Sql-server – Why Regenerate Snapshots For Merge Replication

merge-replicationreplicationsql server

I am in the process of implementing merge replication in SQL 2012 with web sync.

I am wondering two things,

  1. Why is it suggested to regenerate the snapshots every 14 days by
    default?
  2. With web sync you are an anonymous subscriber, so how can replication know when to clean up metadata for a user who never
    syncs

So the first question there. If a person syncs every day, and they are pulling back about the same amount of changes specifically why would we have to regenerate the snapshot? I'm not sure why a sync such as this would become slower?

Is it a case of knowing when it can clean up metadata? The user with the oldest snapshot has just regenerated a new snapshot, so it means we can clean up the metadata up to the next oldest snapshot?

This leads to the second question. If I have a user who I have given a merge replication solution to as a demo. It turns out that they never use the system and have only synced it once at the start to test it out. They may have even removed it from their computer.

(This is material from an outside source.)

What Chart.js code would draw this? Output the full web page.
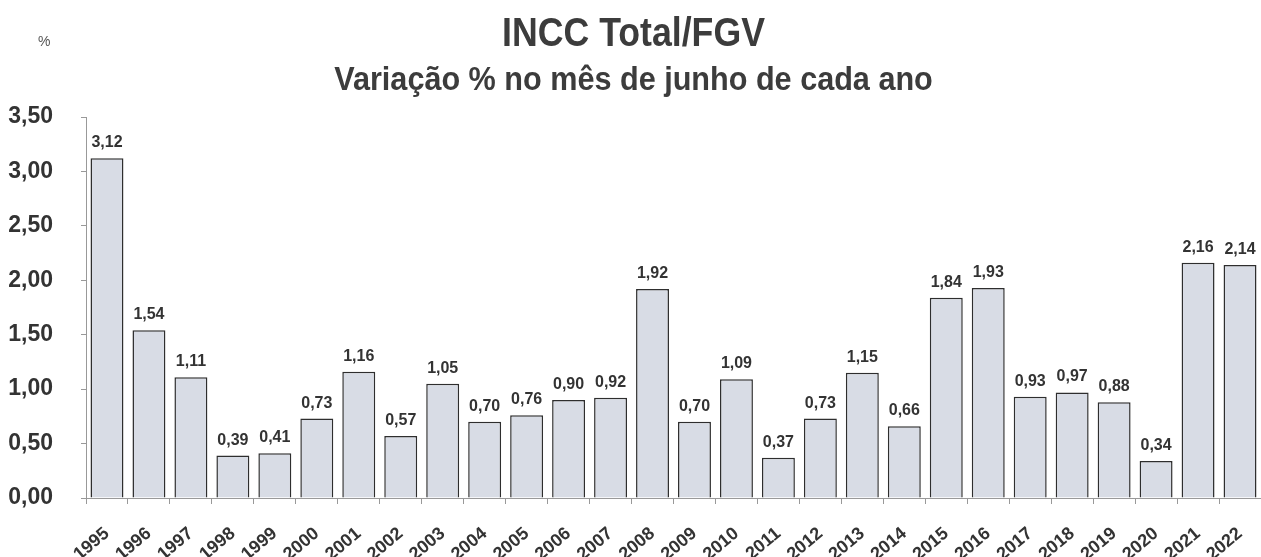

If their shapshot job has been turned off and they never sync does it mean we get stuck with a whole bunch of metadata that replication cannot clean up? Does replication at some point conclude that that person is not using the system and block them out?

The reason I ask this is I am using anonymous subscribers. When we have normal subscribers and we delete the subscription the server is connected to directly and the subscription is removed from the publication. This does not happen for web sync.

Best Answer

The assumption I think with the default setting it that you'll be pushing out new subscriptions on a regular basis. You don't need to do this, however when you push out a new subscription you'll need to manually run the snapshot agent (which really isn't that big a deal).

When the subscription is created the distributor will store information about the subscriber so that the distributor has this information available for cleanup and data distribution.